The second mechanism, Session Continuity, tracks every file edit, git operation, task, error, and user decision in a SQLite database. When the agent compacts the conversation, Context Mode does not reload that session data back into context. Instead, it indexes events into SQLite’s FTS5 full-text search extension and retrieves only relevant entries using BM25-ranked search, allowing the model to resume precisely where it left off [1].

Session management includes an explicit continuity flag. If the operator does not pass a --continue argument, the previous session’s data is deleted immediately, giving the new session a clean slate. This behavior makes session boundaries explicit and operator-controlled rather than implicit [1].

The third mechanism is called Think in Code. The project enforces a paradigm in which the language model writes executable scripts to perform analysis rather than reading large numbers of files into context directly. The documented example contrasts 47 Read() calls consuming 700 KB against a single ctx_execute() call consuming 3.6 KB, with the latter running a JavaScript snippet that lists TypeScript files and their line counts by executing code rather than loading file contents [1]. The project describes this as a mandatory paradigm across supported platforms, framing the model as a code generator rather than a data processor.

The fourth mechanism governs output formatting.
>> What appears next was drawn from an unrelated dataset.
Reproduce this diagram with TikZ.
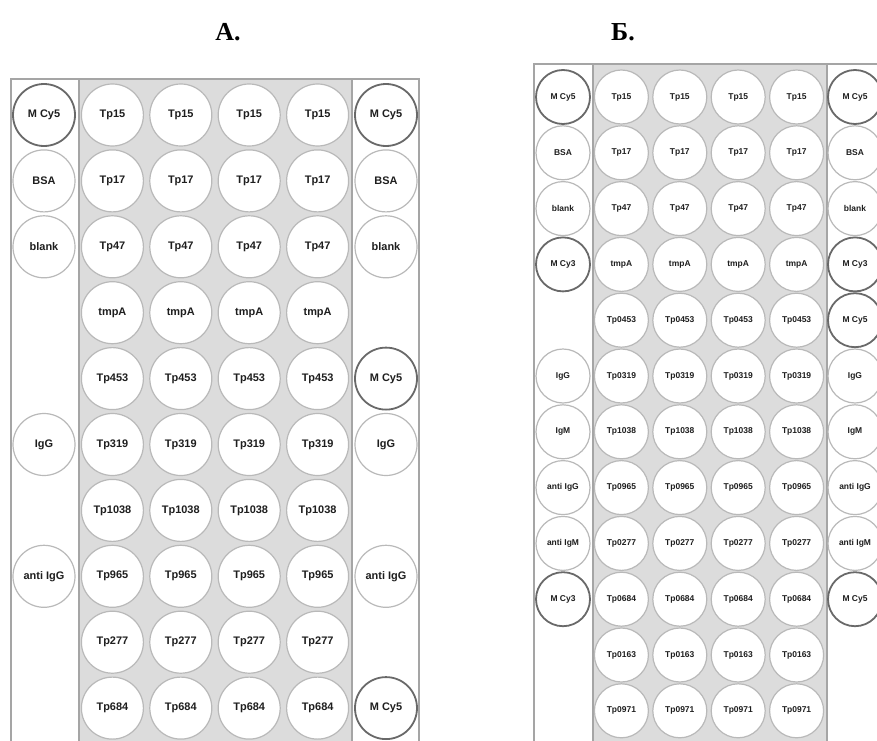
\documentclass[tikz,border=0pt]{standalone}
\usepackage{fontspec}
\setmainfont{Liberation Serif}
\setsansfont{Liberation Sans}
\usepackage{xcolor}
\usepackage{tikz}
\definecolor{cinzafundo}{RGB}{220,220,220}
\definecolor{cinzaborda}{RGB}{185,185,185}
\definecolor{cinzalinha}{RGB}{165,165,165}
\definecolor{cinzaescuro}{RGB}{105,105,105}
\definecolor{textoescuro}{RGB}{30,30,30}
\tikzset{
  poco/.style={circle,draw=cinzaborda,fill=white,line width=1.2bp,
    inner sep=0pt,text=textoescuro},
  pocoA/.style={poco,minimum size=62bp,
    font=\sffamily\bfseries\fontsize{11}{11}\selectfont},
  pocoB/.style={poco,minimum size=54bp,
    font=\sffamily\bfseries\fontsize{8.5}{8.5}\selectfont},
  marcaA/.style={pocoA,draw=cinzaescuro,line width=1.8bp},
  marcaB/.style={pocoB,draw=cinzaescuro,line width=1.8bp},
  placa/.style={draw=cinzalinha,line width=1.2bp},
  titulo/.style={font=\bfseries\fontsize{26}{26}\selectfont}
}

\begin{document}
\begin{tikzpicture}[x=1bp,y=-1bp]
  \useasboundingbox (0,0) rectangle (877,741);
  \clip (0,0) rectangle (877,741);
  \node[titulo] (tituloA) at (228,32) {А.};
  \node[titulo] (tituloB) at (623,32) {Б.};
  % placa A
  \fill[cinzafundo] (79,79) rectangle (352,760);
  \draw[placa] (11,79) rectangle (419,760);
  \draw[placa] (79,79) -- (79,760);
  \draw[placa] (352,79) -- (352,760);
  \foreach \lab [count=\r from 0] in {Tp15,Tp17,Tp47,tmpA,Tp453,Tp319,Tp1038,Tp965,Tp277,Tp684}
    \foreach \c in {1,...,4}
      \node[pocoA] (a-\r-\c) at ({44+68.4*\c},{115+65.9*\r}) {\lab};
  \foreach \r/\c/\est/\lab in {0/0/marcaA/M Cy5,0/5/marcaA/M Cy5,
      1/0/pocoA/BSA,1/5/pocoA/BSA,2/0/pocoA/blank,2/5/pocoA/blank,
      4/5/marcaA/M Cy5,5/0/pocoA/IgG,5/5/pocoA/IgG,
      7/0/pocoA/anti IgG,7/5/pocoA/anti IgG,9/5/marcaA/M Cy5}
    \node[\est] (a-\r-\c) at ({44+68.4*\c},{115+65.9*\r}) {\lab};
  % placa B
  \fill[cinzafundo] (593,64) rectangle (827,760);
  \draw[placa] (534,64) rectangle (900,760);
  \draw[placa] (593,64) -- (593,760);
  \draw[placa] (827,64) -- (827,760);
  \foreach \lab [count=\r from 0] in {Tp15,Tp17,Tp47,tmpA,Tp0453,Tp0319,Tp1038,Tp0965,Tp0277,Tp0684,Tp0163,Tp0971}
    \foreach \c in {1,...,4}
      \node[pocoB] (b-\r-\c) at ({563+58.4*\c},{97+55.8*\r}) {\lab};
  \foreach \r/\c/\est/\lab in {0/0/marcaB/M Cy5,0/5/marcaB/M Cy5,
      1/0/pocoB/BSA,1/5/pocoB/BSA,2/0/pocoB/blank,2/5/pocoB/blank,
      3/0/marcaB/M Cy3,3/5/marcaB/M Cy3,4/5/marcaB/M Cy5,
      5/0/pocoB/IgG,5/5/pocoB/IgG,6/0/pocoB/IgM,6/5/pocoB/IgM,
      7/0/pocoB/anti IgG,7/5/pocoB/anti IgG,8/0/pocoB/anti IgM,8/5/pocoB/anti IgM,
      9/0/marcaB/M Cy3,9/5/marcaB/M Cy5}
    \node[\est] (b-\r-\c) at ({563+58.4*\c},{97+55.8*\r}) {\lab};
\end{tikzpicture}
\end{document}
Context Mode enforces no prose-style constraints on the model’s final answers, leaving brevity, completeness, and formatting to the model or the operator’s own instructions [1].

Platform Support and Integration

Context Mode lists support for 15 platforms (the project documentation also references 16 in one passage, with 15 cited in the repository description) [1]. Deployment requires adding the MCP server to an existing agent workflow. Because it operates as an MCP server, integration follows the standard MCP tooling path without requiring changes to the underlying model, though the Think in Code paradigm is described as mandatory across all supported platforms rather than optional [1].

The session continuity feature requires SQLite to be available in the deployment environment, as all session state and FTS5 indexing depend on it.

FAQ

Q. Does Context Mode modify the language model’s final output format? No. The project explicitly states that it does not dictate how the model writes its final answer. Brevity, completeness, and formatting remain outside the scope of Context Mode’s enforcement [1].

Q. What happens to session data if the operator starts a new session without the --continue flag? Previous session data is deleted immediately. The project describes this as intentional: a fresh session produces a clean slate, preventing stale state from prior sessions from affecting new work [1].

Q. Is the Think in Code paradigm optional or enforced? The project describes it as mandatory across all supported platforms. Agents are expected to write scripts that compute and log results rather than loading raw file contents into context [1].

Q. What infrastructure does Context Mode require beyond the MCP server itself? SQLite is required for session tracking and BM25-indexed FTS5 retrieval. No additional database infrastructure is documented as necessary [1].

Q. How is the 98 percent context reduction figure derived? The project documents a specific example in which 315 KB of raw tool output is reduced to 5.4 KB through sandbox tool interception, yielding the 98 percent figure. Individual results will vary based on tool call type and data volume [1].

Key Takeaways

Context Mode is an MCP server that addresses four simultaneous sources of context window loss: raw tool output, compaction-driven state loss, inefficient session retrieval, and model behavior as a data processor.
Sandbox tool compression is documented at 98 percent reduction, with a representative example of 315 KB reduced to 5.4 KB [1].
Session state is persisted in SQLite with FTS5 full-text indexing and BM25 retrieval, enabling the agent to resume after compaction without reloading full session data into context [1].
The Think in Code paradigm replaces multi-file read operations with single executable script calls, with one documented example replacing 47 Read() calls and 700 KB of context with a single 3.6 KB execution [1].
Session boundaries are operator-controlled: omitting the --continue flag deletes prior session data immediately, making state management explicit rather than implicit [1].